ALBANY — The Swinging ’60s Beach Blast, the annual blast from the past fundraiser conducted by the Alzheimer’s Outreach Center, will be held this year at The Bindery at Oakland on Sept. 6.
The focus of the Blast will be bringing in the financial resources to recover from the blow sustained during Hurricane Michael — a process that is leading toward a groundbreaking on a new building.
The fundraiser kicks off at 6:30 p.m. at The Bindery, located at 445 W. Oakland Parkway in Leesburg, and will feature the “Blast Band,” whose members volunteer their time by performing at the event each year.
The decorations at the dinner, like the music, will be consistent with the ’60s beach theme.
“The band is bigger and better,” Nancy Goode, development director for the center, said. “Everyone loves the beach, and everyone loves beach music.
“The people that attend this event are mostly baby boomers.”
The family of Margaret Jo Hogg, a retired teacher who is a former client of the the center, is the benefactor for the building itself. The Swinging ’60s Beach Blast is raising funds for the items that will go inside the building, such as furniture and equipment.
The permit and bidding processes are wrapping up for construction to begin on the building, which will be at 229 N. Jackson St. in Albany. A groundbreaking for the facility, expected to be 5,954 square feet, twice the size of the building on North Jefferson Street that was destroyed by the hurricane, is anticipated in mid-September.
Once the groundbreaking is held, construction is likely to take eight to 10 months.
Over the last several months, the remnants of the old building were demolished and a capital campaign has been ongoing to replace what was lost.

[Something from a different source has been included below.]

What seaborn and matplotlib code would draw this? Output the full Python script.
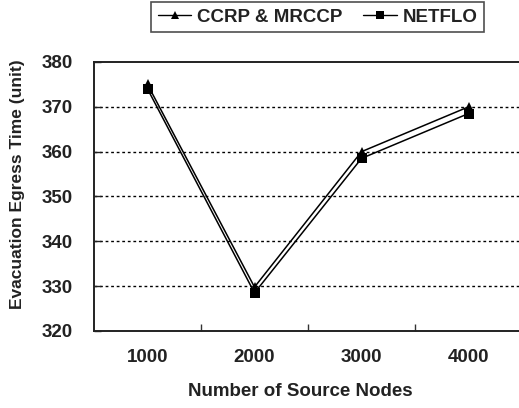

“The goal for the event is $30,000,” Goode said. “(The capital) campaign has gone quite well. The Albany community has really stepped up.”
Hogg was a teacher at Albany High School who taught Goode as well as Virginia Griffin, executive director at the center.
“She is still alive, but has dementia and used to come here,” Goode said. “They (the family) will pay for the building, whatever it costs.
“We will have enough space (in the new building) to double (our current client base).”
In addition to increased space, the North Jackson Street property will have a garden, which will be fenced in.
“We have already got people who want to memorialize people in the garden,” Goode said. “(Hogg) loved gardening and being outside.”
The overall goal for the capital campaign is $200,000, because the organization is essentially starting from scratch. It is halfway to its goal.
The center currently serves 22, and doubling that would require more staff. As it is, there is already a waiting list.
“We didn’t have the room over there (in the former building), and we don’t have the staff,” Goode said.
A number of tickets for the fundraiser have already been sold, so Goode is confident the agency’s goal will be reached.
“We have always sold it out,” she said.
“We don’t see it not happening this year.”
Even before construction, rooms in the new building have already been dedicated in memory of lost loved ones — but some opportunities to dedicate rooms remain.
And for Goode, as meetings with the architects — Yielding, Wakeford and McGee — take place, reality has begun to set in.
“As you talk about what you want, it gets exciting,” she said.
In the meantime, the center’s activities that include a support group, a movement toward making Albany businesses more dementia friendly and training events geared for those directly impacted by dementia, continue.
The dinner, dancing and live music on Sept. 6 will cost $40 before Friday, and $50 after that and at the door. The floor plan for the new building will be on display at the event.